Given task - Pictures stay out of this copy, which runs from the first line of the material through the line containing "const seriesNames = ['Заклади".

Data extract -
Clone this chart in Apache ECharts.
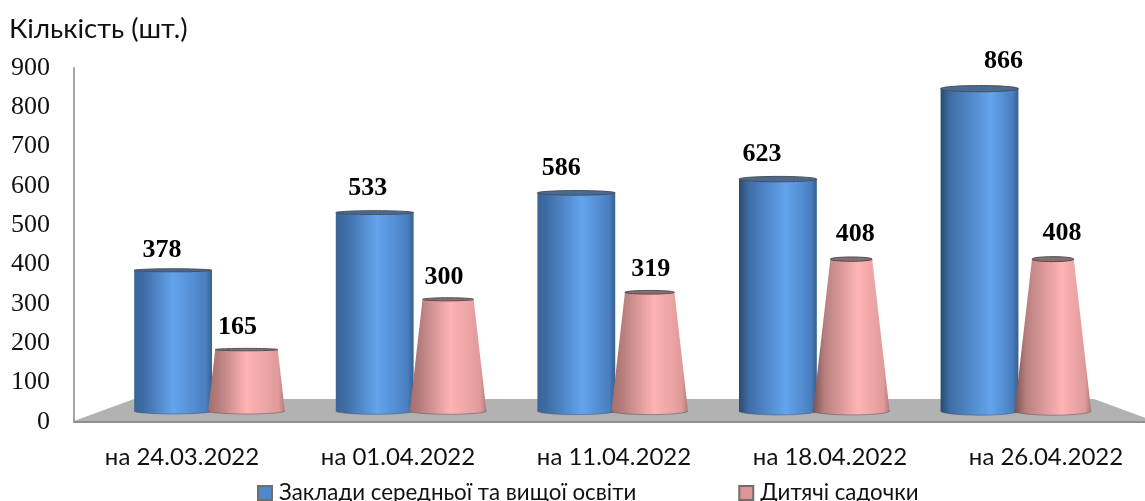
<!DOCTYPE html>
<html><head><meta charset="utf-8">
<style>html,body{margin:0;padding:0;background:#fff}#c{width:1145px;height:501px}</style>
<script src="https://cdn.jsdelivr.net/npm/echarts@6/dist/echarts.min.js"></script>
</head><body><div id="c"></div>
<script>
const categories = ['на 24.03.2022','на 01.04.2022','на 11.04.2022','на 18.04.2022','на 26.04.2022'];
const schools = [378,533,586,623,866];
const kindergartens = [165,300,319,408,408];
const yTicksMax = 900;
const seriesNames = ['Заклади середньої та вищої освіти','Дитячі садочки'];

// label nudges of the hand-placed labels, in px
const schoolNudge = [[-11,-20],[-7,-24],[-15,-25],[-16,-25],[24,-27]];
const kinderNudge = [[-9,-22],[-4,-22],[1,-23],[4,-25],[9,-26]];

const serif = '"Liberation Serif","Times New Roman",serif';
const sans = 'Lato,"Open Sans","Noto Sans",sans-serif';

function grad(stops){
  return new echarts.graphic.LinearGradient(0,0,1,0,stops.map(s=>({offset:s[0],color:s[1]})));
}
function blueGrad(i){
  const t=i/4;
  const hi=0.5+0.14*t;
  return grad([[0,t>0.5?'#294a70':'#3a6496'],[0.12,'#3f6ca5'],[hi,'#63a4ee'],[0.92,'#4a7fc0'],[1,'#36608f']]);
}
function pinkGrad(i){
  const t=i/4;
  const hi=0.5+0.12*t;
  return grad([[0,t>0.5?'#7c5250':'#a86c6c'],[0.15,'#b87f7f'],[hi,'#ffb3b3'],[0.92,'#e09a9a'],[1,'#b07a7a']]);
}
function labelEl(x,y,v){
  return {type:'text',z2:20,style:{x:x,y:y,text:String(v),fill:'#000',font:'bold 26px '+serif,textAlign:'center',textVerticalAlign:'middle'}};
}
function drawSolid(params,api,kind){
  const i=api.value(0), v=api.value(1);
  const band=api.size([1,0])[0];
  const c=api.coord([i,v]), b=api.coord([i,0]);
  const off=(kind==='cyl'?-0.182:0.182)*band;
  const cx=c[0]+off;
  const rBase=kind==='cyl'?0.193*band:0.19*band;
  const rTop=kind==='cyl'?rBase:rBase*(1-v/yTicksMax);
  const ryBot=3+i*0.3, ryTop=(1.5+i*0.4)*(kind==='cyl'?1:0.8);
  const fill=kind==='cyl'?blueGrad(i):pinkGrad(i);
  const topFill=kind==='cyl'?'#4a6a92':'#8f6c6c';
  const nudge=(kind==='cyl'?schoolNudge:kinderNudge)[i];
  return {type:'group',children:[
    {type:'ellipse',shape:{cx:cx,cy:b[1],rx:rBase,ry:ryBot},style:{fill:fill,stroke:'rgba(60,70,90,0.45)',lineWidth:1}},
    {type:'polygon',shape:{points:[[cx-rTop,c[1]],[cx+rTop,c[1]],[cx+rBase,b[1]],[cx-rBase,b[1]]]},style:{fill:fill}},
    {type:'ellipse',shape:{cx:cx,cy:c[1],rx:rTop,ry:ryTop},style:{fill:topFill,stroke:'#4a4f58',lineWidth:1}},
    labelEl(cx+nudge[0],c[1]+nudge[1],v)
  ]};
}
const option={
  animation:false,
  backgroundColor:'#fff',
  title:{text:'Кількість (шт.)',left:4,top:10,textStyle:{fontFamily:sans,fontWeight:'normal',fontSize:27.5,color:'#111'}},
  legend:{left:252,top:477,itemWidth:14,itemHeight:14,itemGap:102,icon:'rect',
    textStyle:{fontFamily:sans,fontSize:22.3,color:'#111',padding:[0,0,0,2]},
    data:seriesNames},
  grid:[
    {left:74,top:68,width:1080,height:354,outerBoundsMode:'none'},
    {left:109,top:76,width:1008,height:335,outerBoundsMode:'none'}
  ],
  xAxis:[
    {type:'category',gridIndex:0,data:categories,axisTick:{show:false},
     axisLine:{lineStyle:{color:'#8f8f8f',width:2}},
     axisLabel:{fontFamily:sans,fontSize:24,color:'#111',margin:23}},
    {type:'category',gridIndex:1,data:categories,show:false}
  ],
  yAxis:[
    {type:'value',gridIndex:0,min:0,max:yTicksMax,interval:100,splitLine:{show:false},
     axisLine:{show:true,lineStyle:{color:'#a6a6a6',width:2}},axisTick:{show:false},
     axisLabel:{fontFamily:serif,fontSize:26,color:'#111',margin:24,padding:[14,0,0,0]}},
    {type:'value',gridIndex:1,min:0,max:yTicksMax,interval:100,show:false}
  ],
  series:[
    {type:'custom',xAxisIndex:0,yAxisIndex:0,silent:true,z:1,clip:false,data:[[0,0]],encode:{x:0,y:1},
     renderItem:function(params){
       const g=params.coordSys,L=g.x,R=g.x+g.width,B=g.y+g.height-1,T=B-22;
       return {type:'polygon',shape:{points:[[L,B],[L+60,T],[R-60,T],[R,B]]},style:{fill:'#b2b2b2'}};
     }},
    {type:'custom',name:seriesNames[0],xAxisIndex:1,yAxisIndex:1,z:3,clip:false,
     itemStyle:{color:'#4f86cc',borderColor:'#6e6e6e',borderWidth:1},
     data:schools.map((v,i)=>[i,v]),encode:{x:0,y:1},
     renderItem:(p,a)=>drawSolid(p,a,'cyl')},
    {type:'custom',name:seriesNames[1],xAxisIndex:1,yAxisIndex:1,z:4,clip:false,
     itemStyle:{color:'#d99694',borderColor:'#6e6e6e',borderWidth:1},
     data:kindergartens.map((v,i)=>[i,v]),encode:{x:0,y:1},
     renderItem:(p,a)=>drawSolid(p,a,'cone')}
  ]
};
echarts.init(document.getElementById('c'),null,{renderer:'canvas'}).setOption(option);
</script></body></html>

Finished answer -
Clone this chart in Apache ECharts.
<!DOCTYPE html>
<html><head><meta charset="utf-8">
<style>html,body{margin:0;padding:0;background:#fff}#c{width:1145px;height:501px}</style>
<script src="https://cdn.jsdelivr.net/npm/echarts@6/dist/echarts.min.js"></script>
</head><body><div id="c"></div>
<script>
const categories = ['на 24.03.2022','на 01.04.2022','на 11.04.2022','на 18.04.2022','на 26.04.2022'];
const schools = [378,533,586,623,866];
const kindergartens = [165,300,319,408,408];
const yTicksMax = 900;
const seriesNames = ['Заклади середньої та вищої освіти','Дитячі садочки'];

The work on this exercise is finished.